This invention relates to a method for fabricating capacitors in a dynamic RAM.
The capacitors in the dynamic RAM function as memory elements in each memory cell, and the quality of the dielectric film constituting the capacitors has crucial significance in improving the operational reliability of the memory elements.
In the capacitors of typical dynamic RAMs, above all, in the stack type capacitors for high integration memories, the dielectric film has a three-layer structure composed of, for example, a silicon oxide film, a silicon nitride film and a second silicon oxide film.
For increasing the capacitance while simultaneously aiming at high integration of the memory cells, it is necessary to form a material with a high dielectric constant into a thin film. A technique for such thin film formation is disclosed in, for example, "Effects of Thermal Nitridation on Underlying layer in SiO.sub.2 /SiN.sub.x Structure" in Extended Abstracts of the Japan Society of Applied Physics and Related Societies, 38th Spring Meeting, 1991, page 595, Lecture Number 28p-V-4. According to this technique, an impurity-containing polysilicon layer constituting a lower electrode of the capacitor is processed with rapid thermal nitridation to form a thermal nitride film on its surface.

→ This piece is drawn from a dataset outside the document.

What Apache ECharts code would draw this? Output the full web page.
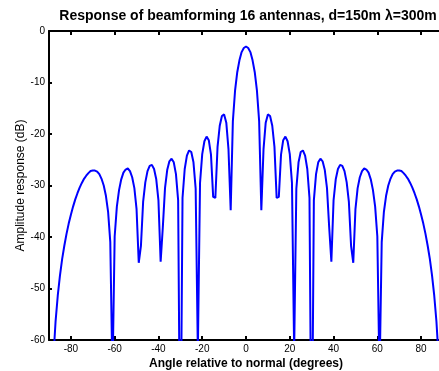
<!DOCTYPE html>
<html>
<head>
<meta charset="utf-8">
<script src="https://cdn.jsdelivr.net/npm/echarts@6/dist/echarts.min.js"></script>
<style>
html,body{margin:0;padding:0;background:#fff;overflow:hidden;}
#chart{width:439px;height:371px;}
</style>
</head>
<body>
<div id="chart"></div>
<script>
// Angle relative to normal (degrees), sampled every degree
const angles = [-90,-89,-88,-87,-86,-85,-84,-83,-82,-81,-80,-79,-78,-77,-76,-75,-74,-73,-72,-71,
-70,-69,-68,-67,-66,-65,-64,-63,-62,-61,-60,-59,-58,-57,-56,-55,-54,-53,-52,-51,
-50,-49,-48,-47,-46,-45,-44,-43,-42,-41,-40,-39,-38,-37,-36,-35,-34,-33,-32,-31,
-30,-29,-28,-27,-26,-25,-24,-23,-22,-21,-20,-19,-18,-17,-16,-15,-14,-13,-12,-11,
-10,-9,-8,-7,-6,-5,-4,-3,-2,-1,0,1,2,3,4,5,6,7,8,9,
10,11,12,13,14,15,16,17,18,19,20,21,22,23,24,25,26,27,28,29,
30,31,32,33,34,35,36,37,38,39,40,41,42,43,44,45,46,47,48,49,
50,51,52,53,54,55,56,57,58,59,60,61,62,63,64,65,66,67,68,69,
70,71,72,73,74,75,76,77,78,79,80,81,82,83,84,85,86,87,88,89,90];

// Amplitude response (dB)
const response = [-90,-75.8,-63.5,-56.4,-51.4,-47.5,-44.3,-41.7,-39.4,-37.4,
-35.7,-34.1,-32.7,-31.5,-30.4,-29.5,-28.7,-28.1,-27.6,-27.2,
-27.1,-27.1,-27.3,-27.8,-28.7,-30.0,-32.0,-35.1,-41.0,-67.4,
-39.9,-34.1,-30.9,-28.8,-27.5,-26.9,-26.7,-27.2,-28.4,-30.5,
-34.6,-45.0,-41.7,-33.2,-29.4,-27.2,-26.2,-26.0,-26.8,-28.8,
-32.9,-44.8,-38.1,-30.5,-27.0,-25.3,-24.8,-25.5,-27.8,-32.9,
-90,-32.4,-26.8,-24.2,-23.2,-23.5,-25.5,-30.6,-62.1,-29.5,
-23.9,-21.4,-20.5,-21.2,-24.0,-32.2,-32.4,-22.5,-18.4,-16.5,
-16.2,-17.8,-23.0,-34.8,-17.5,-11.6,-8.0,-5.7,-4.1,-3.3,
-3.0,
-3.3,-4.1,-5.7,-8.0,-11.6,-17.5,-34.8,-23.0,-17.8,-16.2,
-16.5,-18.4,-22.5,-32.4,-32.2,-24.0,-21.2,-20.5,-21.4,-23.9,
-29.5,-62.1,-30.6,-25.5,-23.5,-23.2,-24.2,-26.8,-32.4,-90,
-32.9,-27.8,-25.5,-24.8,-25.3,-27.0,-30.5,-38.1,-44.8,-32.9,
-28.8,-26.8,-26.0,-26.2,-27.2,-29.4,-33.2,-41.7,-45.0,-34.6,
-30.5,-28.4,-27.2,-26.7,-26.9,-27.5,-28.8,-30.9,-34.1,-39.9,
-67.4,-41.0,-35.1,-32.0,-30.0,-28.7,-27.8,-27.3,-27.1,-27.1,
-27.2,-27.6,-28.1,-28.7,-29.5,-30.4,-31.5,-32.7,-34.1,-35.7,
-37.4,-39.4,-41.7,-44.3,-47.5,-51.4,-56.4,-63.5,-75.8,-90];

const xTicks = [-80,-60,-40,-20,0,20,40,60,80];
const yTicks = [-60,-50,-40,-30,-20,-10,0];

const titleText = 'Response of beamforming 16 antennas, d=150m \u03bb=300m';
const xName = 'Angle relative to normal (degrees)';
const yName = 'Amplitude response (dB)';

const points = angles.map((a, i) => [a, response[i]]);
const FONT = 'Arial, "Liberation Sans", Helvetica, sans-serif';

const chart = echarts.init(document.getElementById('chart'), null, {renderer: 'canvas'});
const axisLineStyle = {color: '#000', width: 2};
chart.setOption({
  animation: false,
  backgroundColor: '#fff',
  graphic: [{
    type: 'text',
    x: 248, y: 16,
    style: {
      text: titleText,
      align: 'center', verticalAlign: 'middle',
      font: 'bold 14px ' + FONT,
      fill: '#000'
    }
  }],
  grid: {left: 49, top: 31, width: 394, height: 309, containLabel: false, outerBoundsMode: 'none'},
  xAxis: [{
    type: 'value', min: -90, max: 90, position: 'bottom',
    name: xName, nameLocation: 'middle', nameGap: 18, nameMoveOverlap: false,
    nameTextStyle: {fontFamily: FONT, fontSize: 12, fontWeight: 'bold', color: '#000'},
    axisLine: {show: true, onZero: false, lineStyle: axisLineStyle},
    axisTick: {show: true, inside: true, length: 4, customValues: xTicks, lineStyle: {color: '#000', width: 2}},
    axisLabel: {customValues: xTicks, fontFamily: FONT, fontSize: 10, color: '#000', margin: 4},
    splitLine: {show: false}
  }, {
    type: 'value', min: -90, max: 90, position: 'top',
    axisLine: {show: true, onZero: false, lineStyle: axisLineStyle},
    axisTick: {show: true, inside: true, length: 4, customValues: xTicks, lineStyle: {color: '#000', width: 2}},
    axisLabel: {show: false},
    splitLine: {show: false}
  }],
  yAxis: [{
    type: 'value', min: -60, max: 0, interval: 10, position: 'left',
    name: yName, nameLocation: 'middle', nameGap: 22, nameRotate: 90, nameMoveOverlap: false,
    nameTextStyle: {fontFamily: FONT, fontSize: 12, fontWeight: 'normal', color: '#000'},
    axisLine: {show: true, onZero: false, lineStyle: axisLineStyle},
    axisTick: {show: true, inside: true, length: 3, lineStyle: {color: '#000', width: 2}},
    axisLabel: {fontFamily: FONT, fontSize: 10, color: '#000', margin: 4},
    splitLine: {show: false}
  }, {
    type: 'value', min: -60, max: 0, interval: 10, position: 'right',
    axisLine: {show: true, onZero: false, lineStyle: axisLineStyle},
    axisTick: {show: true, inside: true, length: 3, lineStyle: {color: '#000', width: 2}},
    axisLabel: {show: false},
    splitLine: {show: false}
  }],
  series: [{
    type: 'line',
    data: points,
    showSymbol: false,
    symbol: 'none',
    clip: true,
    smooth: false,
    lineStyle: {color: '#0000ff', width: 2},
    z: 1
  }]
});
</script>
</body>
</html>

Meanwhile, if a native oxide film is formed on the surface of a lower electrode layer which is one of the electrodes of the capacitor, the film quality at a boundary to the nitride layer is deteriorated to increase leakage currents and consequently the operational reliability of the dielectric layer. As a technique for forming a high reliability dielectric film, there is known a technique described in JP Patent KOKAI Publication H-3-125473 (1991), according to which a nitride film is first deposited by the low pressure CVD method on the surface of an impurity-free lower electrode layer and impurities are introduced into the lower electrode layer by ion implantation via the nitride film to prevent the native oxide film from being produced.
However, by these prior-art methods, the dielectric film cannot be improved satisfactorily in operational reliability.
First, with the method of generating the thermal nitride film on the surface of the lower electrode layer by the RTN method, a native oxide film is grown as a bottom oxide layer on the surface of the impurity-containing lower electrode layer to deteriorate the long-term reliability of the dielectric film. On this thermal nitride film, a nitride film is stacked by the low-pressure CVD method. Although the oxidation by air entrained into the CVD furnace may be prevented at this time from occurring, a native oxide film is grown during the water-washing step following a hydrofluoric acid treatment as a pre-CVD process, so that the dielectric film is deteriorated inevitably in operational reliability.
On the other hand, with the technique described in the JP Patent Publication No.H-3-125473, damages produced during 1on implantation are left in the nitride film during the time the impurities are introduced by ion implantation into the lower electrode layer which functions as a memory node, thereby again lowering the reliability of the dielectric film.